I thought CUDA processing would have taken over by now, but surprisingly there is almost no information around. Looks like only eddy uses CUDA within MRtrix.

Do you have thoughts on this? Do you think that running tckkgen with 2000+ CUDA cores would bring a performance boost as compared to using modern CPUs (i.e., Xeon Gold 6142 with 16 cores)? Do you plan to add CUDA tools in the MRtrix suite?

I am asking because I have a couple of good Tesla cards that I can integrate in the system but I am not sure if it’s worth it.

Thank you.
Dorian


#2

Yes, there are applications that can really benefit from the massively parallel processing capabilities of modern GPUs. In the FSL case, I think the primary speedup was in bedpostx rather than the tracking itself. I can see that an application like bedpostx would benefit from this, given the nature of the processing (massive MCMC sampling over the data for each voxel). In MRtrix3, the FOD estimation is typically not the bottleneck though.
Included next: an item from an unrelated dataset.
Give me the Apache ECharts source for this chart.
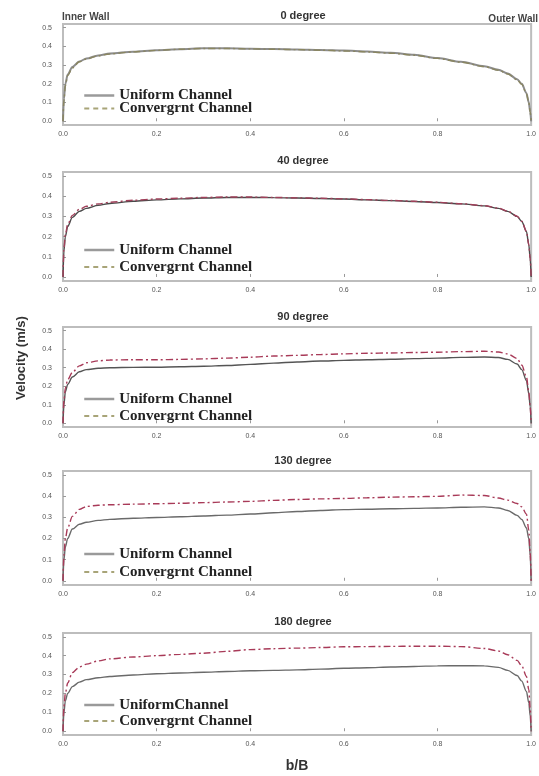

The tracking part might benefit from CUDA, but it’s not a clear-cut winner – not clear enough for me to consider investing what would be an enormous amount of effort. There are so many options in tckgen now that would be very complex to convert into a GPU implementation, I can’t see this being a trivial job… But more to the point, the nature of data processing during tractography is not a great match to the way GPU like to operate. Yes, it’s massively parallelisable (and already is), but not at the fine granularity that GPUs expect: there’s a lot going one for each step during tracking. Also, the stochastic nature of the algorithms makes it almost impossible to optimise data access patterns, which become really critical on these systems: it’s difficult to predict which data the algorithm will need next (i.e. which voxels the streamline will venture into at the next step). This means most threads will sit idle waiting for data to be fetched from RAM. And the typically workaround for this (increasing the number of concurrent threads to increase the chances of at least some being able to run) also won’t work well here, given the complexity of each thread and the amount of registers required (means swapping threads also means swapping out registers, which causes more fetch/store operations to RAM).

If you’re interested, there was an ISMRM 2012 abstract that did implement the tractography from the old MRtrix 0.2 version (streamtrack) on the GPU, but if you look at the details, the speedup factor was not as impressive as I would have liked. The headline figure was a 25× speedup, but it’s less impressive when you consider the comparison was between a single thread on a 8-core CPU vs. a full-blown GPU implementation – so more like a factor of 3…

Based on the above, no – at least not at this time. If we do come across situations where a GPU implementation really might offer significant benefits, then we’ll obviously revisit. But my primary concern with this technology is that it’s still a moving target. It also would complicate installation, and restrict the number of systems where this was available. Also, it increases the maintenance burden significantly, if we now how to maintain two versions of the code (automated testing would also be interesting…). Finally, if I was to go down that route, I would also seriously consider using OpenCL for portability reasons over CUDA – at least it’s an industry standard, and doesn’t tie users down to NVIDIA systems.

So in short, yes, it’s something we’re thinking about, but I’d need to see a serious case before going for it. At present, I would expect tckgen to be the bottleneck in the overwhelming majority of use cases, but it’s also the one application least likely to perform well on the GPU. If other applications (current or future) become serious bottlenecks in users’ workflows, then if we can convince ourselves that they would perform well on the GPU, I’m sure we’d give it serious consideration…


#3

Thanks for the quick and thorough response.

Good luck with it all, MRtrix keeps being one of the most documented and best developed imaging software.